FIGS. 2 and 3 illustrate a typical prior art police baton 5 having stick 6 and a handle 7. Handle 7 comprises a brake portion or spindle 8 and a grip portion 9. Brake portion 8 is fixed relative to stick 6 while grip portion 9 can be rotated freely of stick 6. When a police officer rotates the stick 6, such as between the defensive position of FIG. 1 to an offensive position with the longer portion of the stick extending beyond the officer's hand and coaxially with his or her arm, the grasp of the middle finger, forefinger and the thumb is released or at least loosened while the ring finger and little finger maintain a firm grasp on the grip portion 9. When the officer wishes to suddenly stop the rotation, he or she exerts a grasping action on the brake portion 8 using the middle finger, forefinger and thumb. Unfortunately, as noted above, these fingers are not the strongest combination for grasping and thus braking the rotating action of the stick. Therefore, the officer often cannot exert sufficient force to stop the rotating stick at precisely the preferred position such as the defensive position shown in FIG. 1.

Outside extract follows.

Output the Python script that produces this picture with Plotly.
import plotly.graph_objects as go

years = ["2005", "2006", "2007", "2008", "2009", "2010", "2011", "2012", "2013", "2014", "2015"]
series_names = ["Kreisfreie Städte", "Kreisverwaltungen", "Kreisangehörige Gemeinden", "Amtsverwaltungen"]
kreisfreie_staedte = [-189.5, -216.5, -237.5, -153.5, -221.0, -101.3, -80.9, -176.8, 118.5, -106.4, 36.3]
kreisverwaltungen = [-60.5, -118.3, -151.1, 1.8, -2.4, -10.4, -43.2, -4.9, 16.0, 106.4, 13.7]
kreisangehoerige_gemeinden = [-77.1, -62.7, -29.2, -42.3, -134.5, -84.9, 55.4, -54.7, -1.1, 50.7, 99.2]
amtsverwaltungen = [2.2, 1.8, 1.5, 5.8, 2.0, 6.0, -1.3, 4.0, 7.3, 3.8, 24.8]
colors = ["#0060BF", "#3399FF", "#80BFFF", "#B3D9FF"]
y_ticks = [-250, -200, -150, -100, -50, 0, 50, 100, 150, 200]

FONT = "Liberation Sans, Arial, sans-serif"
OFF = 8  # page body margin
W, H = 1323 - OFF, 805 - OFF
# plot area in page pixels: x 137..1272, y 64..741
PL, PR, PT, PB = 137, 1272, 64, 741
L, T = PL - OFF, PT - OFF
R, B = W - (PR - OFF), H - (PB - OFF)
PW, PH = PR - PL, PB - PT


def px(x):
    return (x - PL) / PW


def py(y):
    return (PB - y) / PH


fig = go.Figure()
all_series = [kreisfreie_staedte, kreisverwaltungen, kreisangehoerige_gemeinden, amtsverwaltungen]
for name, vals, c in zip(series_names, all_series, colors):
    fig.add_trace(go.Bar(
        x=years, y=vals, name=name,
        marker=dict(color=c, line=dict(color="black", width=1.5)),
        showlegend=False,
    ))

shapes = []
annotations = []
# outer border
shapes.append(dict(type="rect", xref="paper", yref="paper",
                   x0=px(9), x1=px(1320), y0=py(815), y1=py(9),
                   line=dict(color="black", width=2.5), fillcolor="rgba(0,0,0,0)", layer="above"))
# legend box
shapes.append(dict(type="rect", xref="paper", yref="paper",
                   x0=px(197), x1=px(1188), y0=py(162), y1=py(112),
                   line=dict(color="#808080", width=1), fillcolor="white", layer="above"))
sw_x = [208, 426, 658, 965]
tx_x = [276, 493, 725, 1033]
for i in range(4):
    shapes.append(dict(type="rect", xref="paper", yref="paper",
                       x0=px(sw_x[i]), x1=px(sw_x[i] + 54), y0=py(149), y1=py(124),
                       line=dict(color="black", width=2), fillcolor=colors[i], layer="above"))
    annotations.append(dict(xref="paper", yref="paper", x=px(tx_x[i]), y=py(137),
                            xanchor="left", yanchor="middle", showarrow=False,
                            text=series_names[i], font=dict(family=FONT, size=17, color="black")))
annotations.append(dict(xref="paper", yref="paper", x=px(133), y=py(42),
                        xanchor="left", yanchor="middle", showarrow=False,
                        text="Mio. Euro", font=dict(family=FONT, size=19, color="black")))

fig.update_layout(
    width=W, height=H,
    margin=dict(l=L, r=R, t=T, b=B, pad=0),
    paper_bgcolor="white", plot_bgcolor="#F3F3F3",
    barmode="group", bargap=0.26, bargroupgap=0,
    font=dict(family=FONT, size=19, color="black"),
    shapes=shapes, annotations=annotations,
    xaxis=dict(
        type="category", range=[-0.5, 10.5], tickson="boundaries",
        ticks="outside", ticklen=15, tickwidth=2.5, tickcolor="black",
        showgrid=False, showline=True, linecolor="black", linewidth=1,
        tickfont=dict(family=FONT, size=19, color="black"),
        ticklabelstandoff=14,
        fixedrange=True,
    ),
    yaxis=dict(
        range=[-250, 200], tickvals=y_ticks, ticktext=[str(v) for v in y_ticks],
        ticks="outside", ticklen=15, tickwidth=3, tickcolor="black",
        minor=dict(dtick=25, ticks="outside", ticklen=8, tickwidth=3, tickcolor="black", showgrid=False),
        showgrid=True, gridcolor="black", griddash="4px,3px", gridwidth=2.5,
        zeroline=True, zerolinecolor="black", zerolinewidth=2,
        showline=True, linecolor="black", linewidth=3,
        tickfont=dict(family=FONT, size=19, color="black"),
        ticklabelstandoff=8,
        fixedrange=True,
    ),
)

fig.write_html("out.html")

This disadvantage is solved by the present invention, a preferred embodiment of which is shown in FIGS. 4-7 to which reference will now be made.

As shown best in FIGS. 4 and 5, a preferred embodiment of a baton 10 having the features of the present invention comprises a stick 12 and an affixed handle 14. Handle 14 comprises a brake portion or spindle 16 and a grip portion 18, the latter terminating in a stop ridge 20. Spindle 16 is fixed relative to stick 12 so that any rotation of the stick will require simultaneous rotation of the spindle. On the other hand, grip portion 18 is configured to freely rotate relative to stick 12 and to brake portion 16. This independently rotatable configuration is accomplished in the manner shown in FIGS. 6 and 7. More specifically, grip portion 18 has a coaxial large diameter passage 22 and a smaller diameter coaxial passage 24 as well as bolt 26 having a head 28. Bolt 26 is threaded into spindle 16 where it interfaces with grip portion 18 in end-to-end abutting relation. Other arrangements for permitting rotation of grip portion 18 relative to spindle 16 are contemplated such as making passage 24 of a threaded smaller diameter and securing the end of bolt 26 with a nut and washer within spindle 16.

It will also be observed that unlike the prior art handle 7 of FIGS. 2 and 3, the inventive handle 14 of FIGS. 4 and 5 comprises a plurality of annular gripping ridges 15 having flat or relatively uniform diameter outer surfaces 17 and a plurality of wider recessed annular regions 19 each having an arched surface 21. The widths of the ridges 15 and recessed annular regions 19 are preferably about equal in the preferred embodiment to enhance the frictional forces between the officer's hand and the handle 14 for braking rotation of stick 12 as heretofore described.

It will be understood that because the handle 14 of the inventive baton 10 utilizes a braking portion at the proximal end of the handle as opposed to the prior art which employs the braking portion at the distal end, the braking action is implemented by the middle, ring and small fingers which are stronger in grasping than the thumb and forefinger. Therefore, the officer's control of the baton is more precise as a result of the improved handle of the present invention.

Having thus disclosed an exemplary preferred embodiment of the present invention, it will be further understood that various modifications and additions are contemplated and will now be perceived by those having knowledge of the baton art and the benefit of the teaching herein. Accordingly, the scope hereof is to be limited only by the appended claims and their equivalents.